According to the economist Kevin O’Rourke, who has been doing a running comparison between the Great Depression that began in 1929 and the Great Recession that began almost eight years ago, the world has just passed a sad landmark. While the initial slump this time around wasn’t nearly as bad as the collapse from 1929 to 1933, the recovery has been much weaker — and at this point world industrial production is doing worse than it did at the same point in the 1930s. A remarkable achievement!
But the bad news is unevenly distributed. In particular, Europe has done very badly, while America has done relatively well. True, U.S. performance looks good only if you grade on a curve. Still, unemployment has been cut in half, and the Federal Reserve is getting ready to raise interest rates at a time when its counterpart, the European Central Bank, is still desperately seeking ways to boost spending.
Now, I believe that the Fed is making a mistake. But the fact that hiking rates is even halfway defensible is a sign that the U.S. economy isn’t doing too badly. So what did we do right?
The answer, basically, is that the Fed and the White House have mostly worried about the right things. (Congress, not so much.) Their actions fell far short of what should have been done; unemployment should have come down much faster than it did. But at least they avoided taking destructive steps to fight phantoms.
Start with the Fed. In his recent book “The Courage to Act,” Ben Bernanke, the former Fed chairman, celebrates his institution’s willingness to step in and rescue the financial system, which was indeed the right thing to do.

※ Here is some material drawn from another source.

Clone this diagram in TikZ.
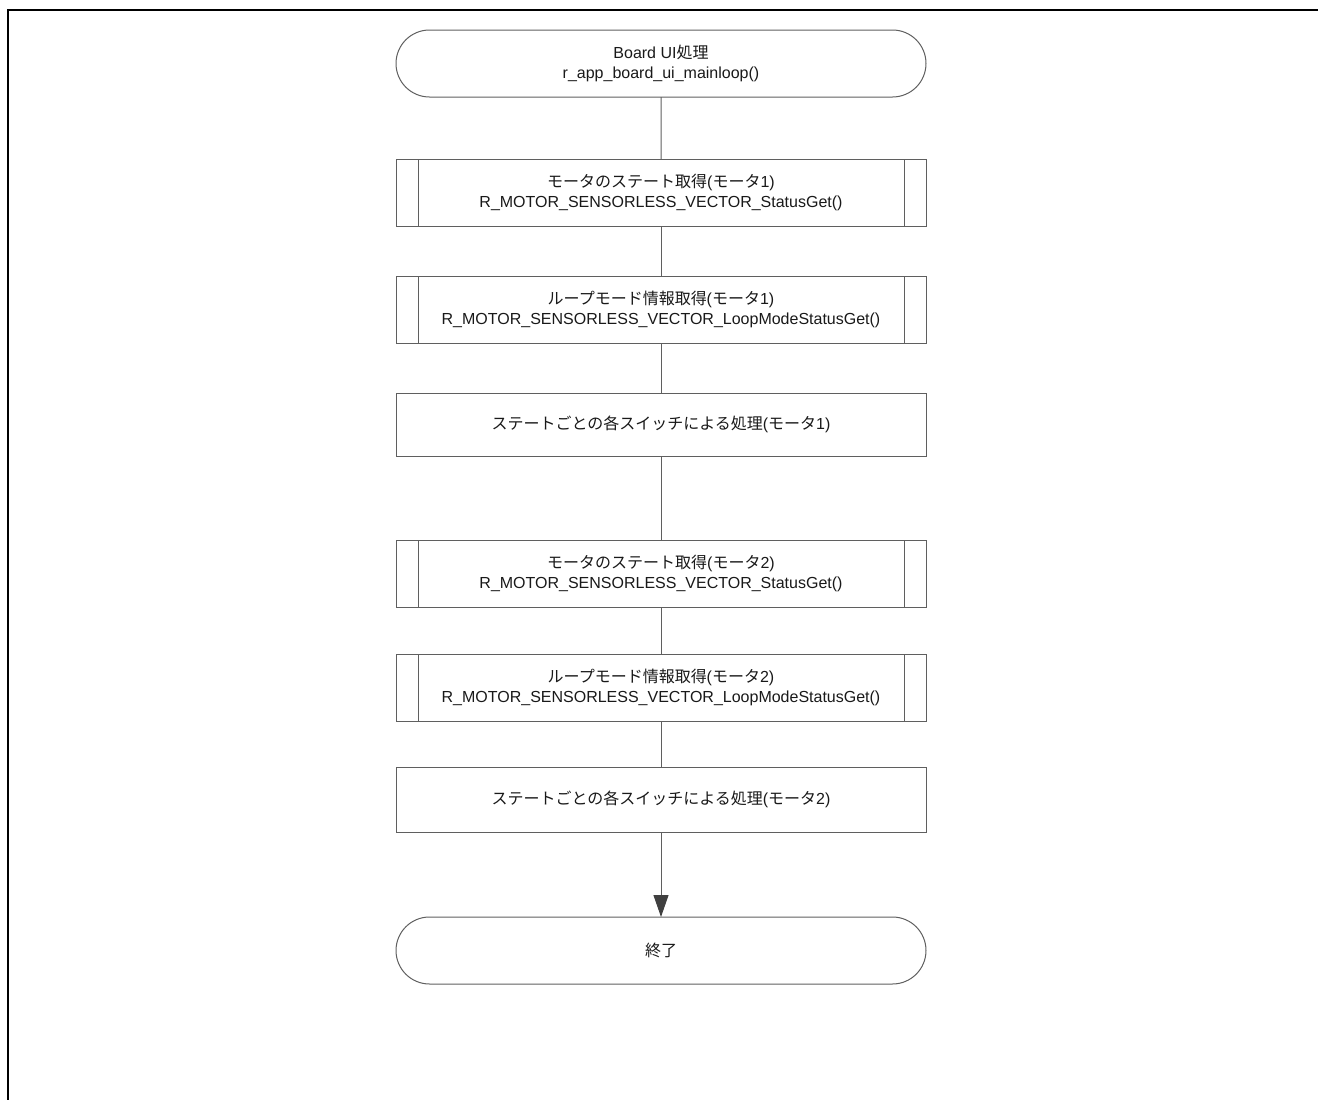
\documentclass[tikz,border=0pt]{standalone}
\usepackage{fontspec}
\setmainfont{Liberation Sans}
\newfontfamily\jp{Noto Sans CJK JP}
\usetikzlibrary{shapes,arrows.meta,positioning}
\definecolor{linegray}{RGB}{95,95,95}
\definecolor{tipgray}{RGB}{64,64,64}
\def\ja#1{{\jp #1}}

\begin{document}
\begin{tikzpicture}[x=1pt,y=1pt,% styles for every box of the flow
        every node/.style={
            align=center,       % so that "\\" breaks the line
            font=\fontsize{16}{19.5}\selectfont,
            text=black!90,
            draw=linegray,
            line width=1pt,
            inner sep=0pt,
            outer sep=0pt,      % gaps measured from the drawn border
            minimum width=530pt
        },
        terminal/.style={rounded rectangle,minimum height=67pt},
        process/.style={rectangle,minimum height=63pt},
        subproc/.style={rectangle,minimum height=67pt,
            path picture={\draw[linegray,line width=1pt]
                ([xshift=22pt]path picture bounding box.north west) -- ([xshift=22pt]path picture bounding box.south west)
                ([xshift=-22pt]path picture bounding box.north east) -- ([xshift=-22pt]path picture bounding box.south east);}},
        every edge/.style={draw=linegray,line width=1pt}
    ]
    \useasboundingbox (0,0) rectangle (1318,-1100);
    % frame
    \draw[line width=2pt] (8,-1100) -- (8,-10) -- (1318,-10);

    \node[terminal] (R1) at (661,-63.5) {Board UI\ja{処理}\\r\_app\_board\_ui\_mainloop()};
    \node[subproc] (R2) [below=62pt of R1] {\ja{モータのステート取得}(\ja{モータ}1)\\R\_MOTOR\_SENSORLESS\_VECTOR\_StatusGet()};
    \node[subproc] (R3) [below=50pt of R2] {\ja{ループモード情報取得}(\ja{モータ}1)\\R\_MOTOR\_SENSORLESS\_VECTOR\_LoopModeStatusGet()};
    \node[process] (R4) [below=50pt of R3] {\ja{ステートごとの各スイッチによる処理}(\ja{モータ}1)};
    \node[subproc] (R5) [below=84pt of R4] {\ja{モータのステート取得}(\ja{モータ}2)\\R\_MOTOR\_SENSORLESS\_VECTOR\_StatusGet()};
    \node[subproc] (R6) [below=47pt of R5] {\ja{ループモード情報取得}(\ja{モータ}2)\\R\_MOTOR\_SENSORLESS\_VECTOR\_LoopModeStatusGet()};
    \node[process,minimum height=65pt] (R7) [below=46pt of R6] {\ja{ステートごとの各スイッチによる処理}(\ja{モータ}2)};
    \node[terminal] (R8) [below=85pt of R7] {\ja{終了}};

    \path
    (R1) edge (R2)
    (R2) edge (R3)
    (R3) edge (R4)
    (R4) edge (R5)
    (R5) edge (R6)
    (R6) edge (R7)
    (R7) edge [-{Triangle[width=15pt,length=22pt,color=tipgray]}] (R8)
    ;
\end{tikzpicture}
\end{document}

The real profile in courage was the Fed’s behavior in 2010-11, when it stood fast in the face of demands that it tighten policy despite high unemployment. The pressure was intense, with leading Republicans including Paul Ryan, now the speaker of the House, accusing Bernanke of “debasing” the dollar and suggesting that he was corruptly aiding President Barack Obama. Hard-money advocates seized on a rise in headline consumer prices, claiming that it was a harbinger of high inflation.

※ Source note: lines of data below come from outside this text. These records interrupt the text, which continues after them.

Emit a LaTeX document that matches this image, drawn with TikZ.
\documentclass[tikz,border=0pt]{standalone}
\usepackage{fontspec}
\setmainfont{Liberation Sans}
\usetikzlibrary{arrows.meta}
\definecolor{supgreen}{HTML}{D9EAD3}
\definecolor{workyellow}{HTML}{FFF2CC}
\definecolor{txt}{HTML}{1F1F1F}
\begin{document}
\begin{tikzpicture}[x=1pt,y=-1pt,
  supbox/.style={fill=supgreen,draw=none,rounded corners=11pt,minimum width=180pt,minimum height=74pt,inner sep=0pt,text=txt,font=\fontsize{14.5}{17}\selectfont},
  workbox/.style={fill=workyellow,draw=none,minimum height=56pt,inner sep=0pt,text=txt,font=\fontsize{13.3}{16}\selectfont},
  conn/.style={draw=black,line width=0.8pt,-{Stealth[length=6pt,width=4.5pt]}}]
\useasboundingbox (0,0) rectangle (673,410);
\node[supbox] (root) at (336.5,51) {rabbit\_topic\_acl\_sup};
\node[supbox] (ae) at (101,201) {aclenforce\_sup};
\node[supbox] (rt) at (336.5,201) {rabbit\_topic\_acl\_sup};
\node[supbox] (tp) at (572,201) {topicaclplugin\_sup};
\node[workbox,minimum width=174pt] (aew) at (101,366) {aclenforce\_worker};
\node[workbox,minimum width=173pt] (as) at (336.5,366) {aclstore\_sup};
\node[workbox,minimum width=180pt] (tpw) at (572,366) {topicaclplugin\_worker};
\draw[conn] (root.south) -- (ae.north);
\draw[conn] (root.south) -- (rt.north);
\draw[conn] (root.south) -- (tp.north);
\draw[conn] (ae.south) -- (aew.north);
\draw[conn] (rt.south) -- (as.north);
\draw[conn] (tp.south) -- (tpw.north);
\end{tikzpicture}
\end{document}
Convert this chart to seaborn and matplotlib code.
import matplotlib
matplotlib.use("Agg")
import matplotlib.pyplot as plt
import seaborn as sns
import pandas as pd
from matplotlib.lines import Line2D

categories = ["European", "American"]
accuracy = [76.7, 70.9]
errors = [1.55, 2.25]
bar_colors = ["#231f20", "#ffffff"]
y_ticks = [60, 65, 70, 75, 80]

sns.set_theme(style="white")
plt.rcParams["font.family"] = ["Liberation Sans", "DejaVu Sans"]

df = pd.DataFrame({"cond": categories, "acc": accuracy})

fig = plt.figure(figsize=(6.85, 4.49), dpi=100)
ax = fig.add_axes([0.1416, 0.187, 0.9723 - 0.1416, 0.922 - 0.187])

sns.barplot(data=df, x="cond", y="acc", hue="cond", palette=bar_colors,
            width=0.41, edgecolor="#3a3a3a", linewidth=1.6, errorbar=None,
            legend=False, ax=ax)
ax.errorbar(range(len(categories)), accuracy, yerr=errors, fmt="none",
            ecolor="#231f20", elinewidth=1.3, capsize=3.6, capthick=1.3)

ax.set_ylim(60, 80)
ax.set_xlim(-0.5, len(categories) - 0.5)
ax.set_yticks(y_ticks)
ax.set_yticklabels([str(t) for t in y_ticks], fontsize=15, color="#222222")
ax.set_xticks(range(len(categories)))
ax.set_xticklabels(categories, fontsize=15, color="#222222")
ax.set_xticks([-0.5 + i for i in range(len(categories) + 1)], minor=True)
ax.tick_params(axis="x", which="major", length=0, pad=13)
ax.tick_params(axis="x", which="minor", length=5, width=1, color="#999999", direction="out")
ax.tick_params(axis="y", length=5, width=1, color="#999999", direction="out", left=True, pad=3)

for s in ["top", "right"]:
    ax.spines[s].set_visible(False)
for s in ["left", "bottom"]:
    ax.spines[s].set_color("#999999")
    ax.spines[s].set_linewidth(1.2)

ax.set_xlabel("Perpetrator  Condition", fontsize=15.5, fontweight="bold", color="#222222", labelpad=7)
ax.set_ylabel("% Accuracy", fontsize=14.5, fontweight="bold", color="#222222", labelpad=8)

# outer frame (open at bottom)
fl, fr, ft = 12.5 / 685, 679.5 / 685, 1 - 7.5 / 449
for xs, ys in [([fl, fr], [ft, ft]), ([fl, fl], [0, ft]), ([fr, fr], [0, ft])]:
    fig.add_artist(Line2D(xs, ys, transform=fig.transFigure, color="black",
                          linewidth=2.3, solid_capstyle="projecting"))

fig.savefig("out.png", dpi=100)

But the Fed stuck to its, um, printing presses, arguing that the rise in inflation was a one-time blip driven mainly by oil prices — and it was proved right.
Meanwhile, on the other side of the Atlantic, the European Central Bank gave in to inflation panic, raising interest rates twice in 2011 — and in so doing helped push the euro area into a double-dip recession.
What about the White House? Some of us warned from the beginning that the 2009 stimulus was too small and would fade out too fast, a warning vindicated by events. But it was much better than nothing, and was enacted over scorched-earth opposition from Republicans claiming that it would cause soaring interest rates and a fiscal crisis. Again, this is in strong contrast to Europe, which never did much stimulus and turned quickly to savage austerity in debtor nations.
Unfortunately, the U.S. ended up doing a fair bit of austerity too, partly driven by conservative state governments, partly imposed by Republicans in Congress via blackmail over the federal debt ceiling. But the Obama administration at least tried to limit the damage.
The result of these not-so-bad policies is today’s not-so-bad economy. It’s not a great economy, by any measure: Unemployment is low, but that has a lot to do with a decline in the fraction of the population looking for work, and the weakness of wages ensures that it doesn’t feel like prosperity. Still, things could be worse.
And they may indeed get worse, which is why the Fed’s likely rate hike will be a mistake.
Fed officials believe that the solid job growth of the past couple of years — which happened, by the way, as Obamacare, which conservatives assured us would be a job killer, went into full effect — will continue even if rates go up. I’m among those who believe that America is facing growing drag from the weakness of other economies, especially because a rising dollar is making U.S. manufacturing less competitive. But those officials could be right, in which case waiting to raise rates could mean some acceleration of inflation.
On the other hand, they could be wrong, in which case a rate hike could end the run of good economic news. And this would be much more serious than a modest uptick in inflation, because it’s not at all clear what the Fed could do to fix its mistake.
I’m not sure why this argument, which a number of economists are making, isn’t getting much traction at the Fed. I suspect, however, that officials have been worn down by incessant criticism of their policies, and want to throw the critics a bone.
But those critics have been wrong every step of the way. Why start taking them seriously now?